John G. Bartlett, MD


April 06, 2007

Tenover FC, McDougal LK, Goering RV, et al. Characterization of a strain of community-associated methicillin-resistant Staphylococcus aureus widely disseminated in the United States. J Clin Microbiol. 2006;44:108-118. The goal of the study was to characterize the strain of Staphylococcus aureus designated USA300-0114, which is the major cause of skin and soft-tissue infections among diverse populations with community-acquired methicillin-resistant Staphylococcus aureus (MRSA) infections in the United States.

Methods: The test strains were recovered from prisoners in Mississippi, Texas, and Georgia; athletes and sports teams; military recruits; children from Tennessee and Texas; and Grady Hospital in Atlanta, Georgia. Genomic comparisons were made with 3 other lineages of S aureus: USA100, USA400, and USA500. Testing included antibiotic susceptibility, pulsed-field gel electrophoresis (PFGE), gel pattern analyses, SCCmec typing, polymerase chain reaction (PCR) assays for antibiotic resistance factors and Panton-Valentine leukocidin (PVL), plasmid analysis, microarray analysis, and selected sequence analysis. The results showed what the study investigators consider to be extraordinary homology for the USA-0114 strains, considering the diversity of populations infected in widespread geographic areas.

The USA300 strains were most closely related to the USA500 strains, but the latter are more likely to be resistant to multiple antibiotics and to cause nosocomial infections. There were 6 genes present in the USA300-0114 strains that were not present in the USA500 strains, including PVL genes.

Compared with the USA400 strains, the USA300-0114 strains contained 27 virulence or antibiotic resistance genes that were not present in USA400, including several that are involved in fibronectin binding.

The comparison with the USA100 lineages showed that there were 21 resistance or virulence genes in the USA300-0114 strains that were lacking in the USA100 strains. Again, this included several cell adhesion genes and the PVL gene.

Antibiotic sensitivity test results for 187 strains of the USA300 isolates are summarized in the Table .
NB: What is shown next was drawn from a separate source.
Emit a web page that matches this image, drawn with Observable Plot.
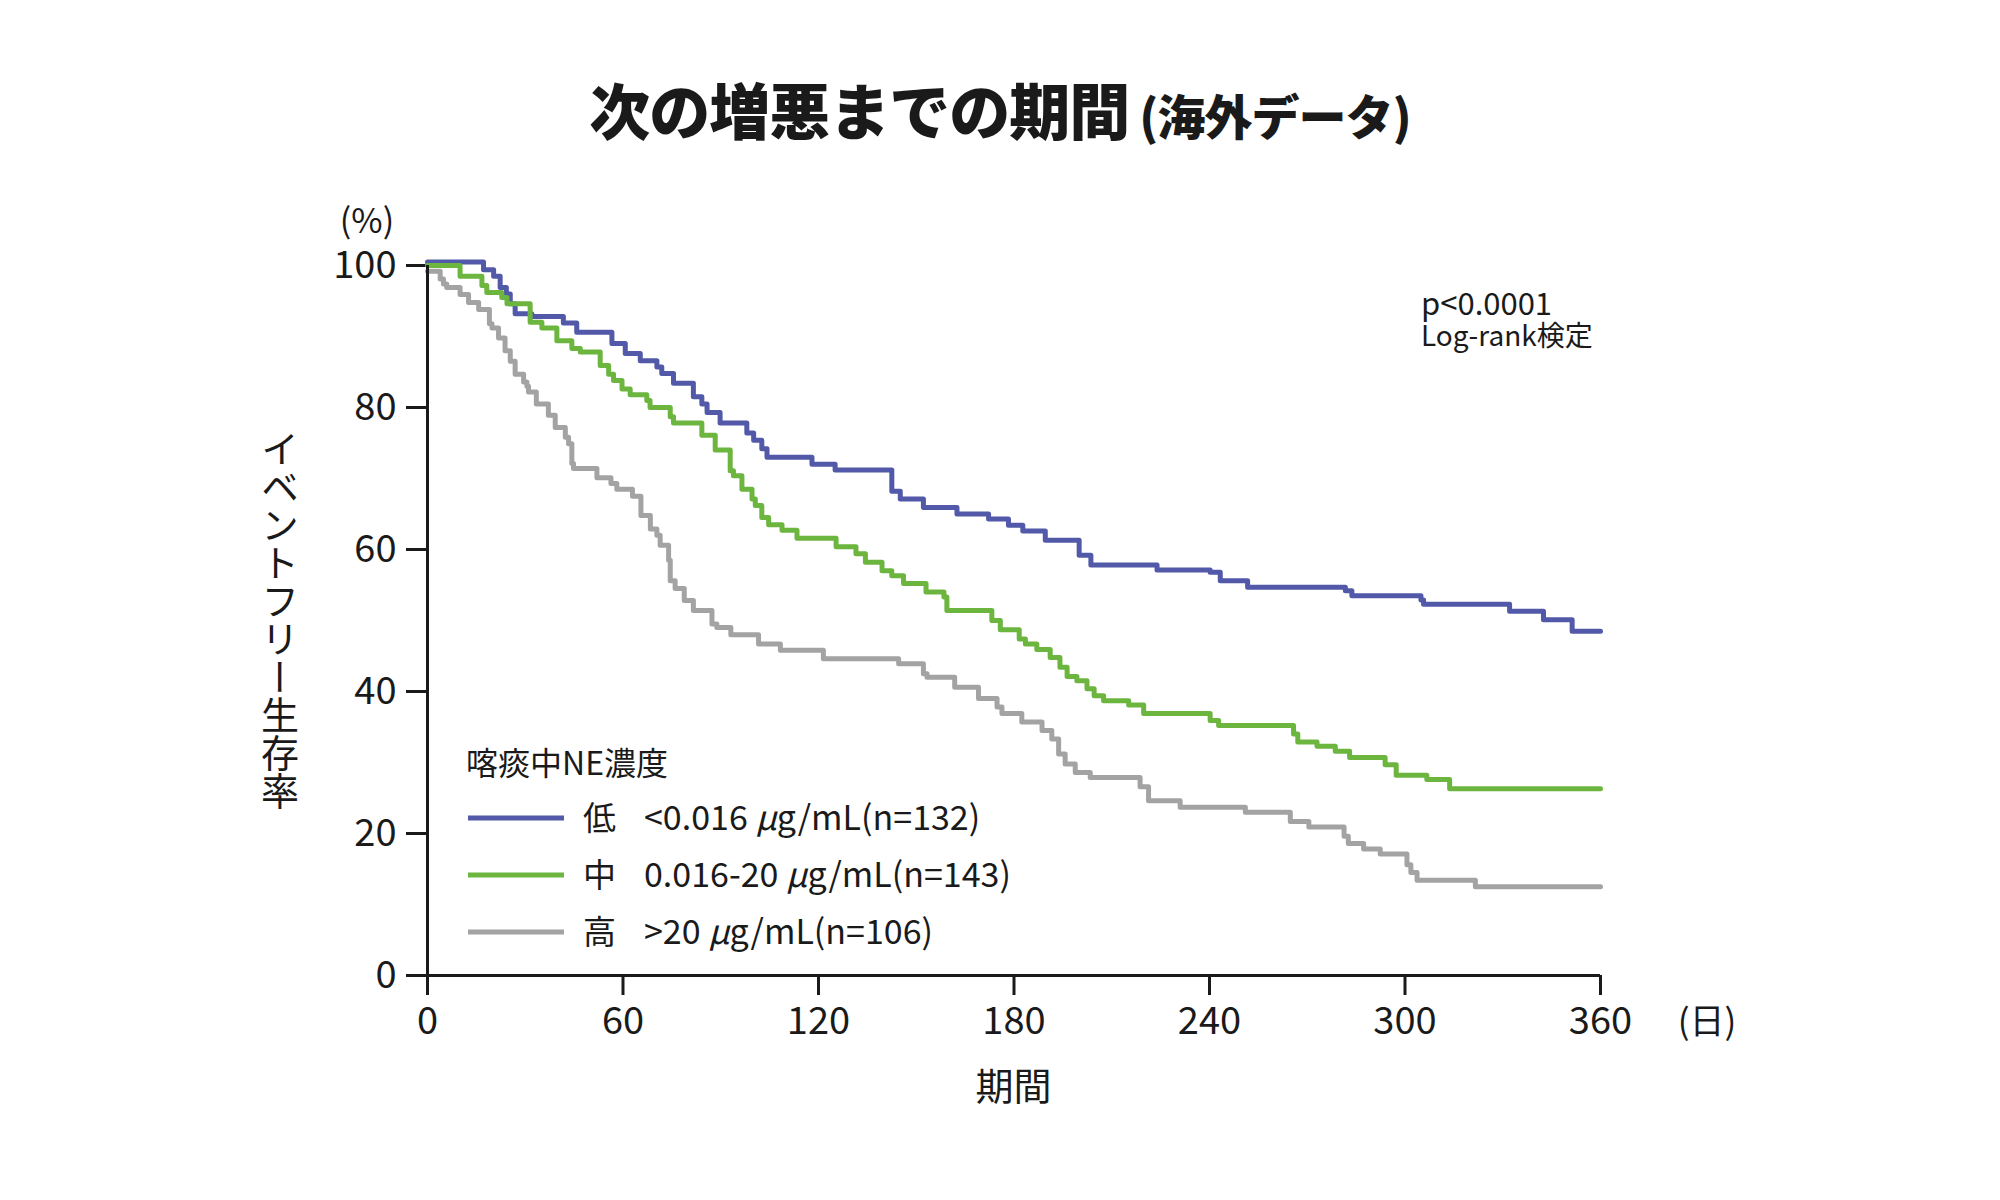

The study investigators concluded that USA300-0114 is a highly stable strain of S aureus, and is widely disseminated in the United States and other parts of the world. The antibiotic resistance of the strain continues to evolve through plasmid acquisition. Comparative genomics with other S aureus lineages, including USA100, 400, and 500, shows genes that are specific to USA300-0114 and may yield useful information in terms of understanding its pathogenesis.

Three isolates were D-test-positive and ermC-positive.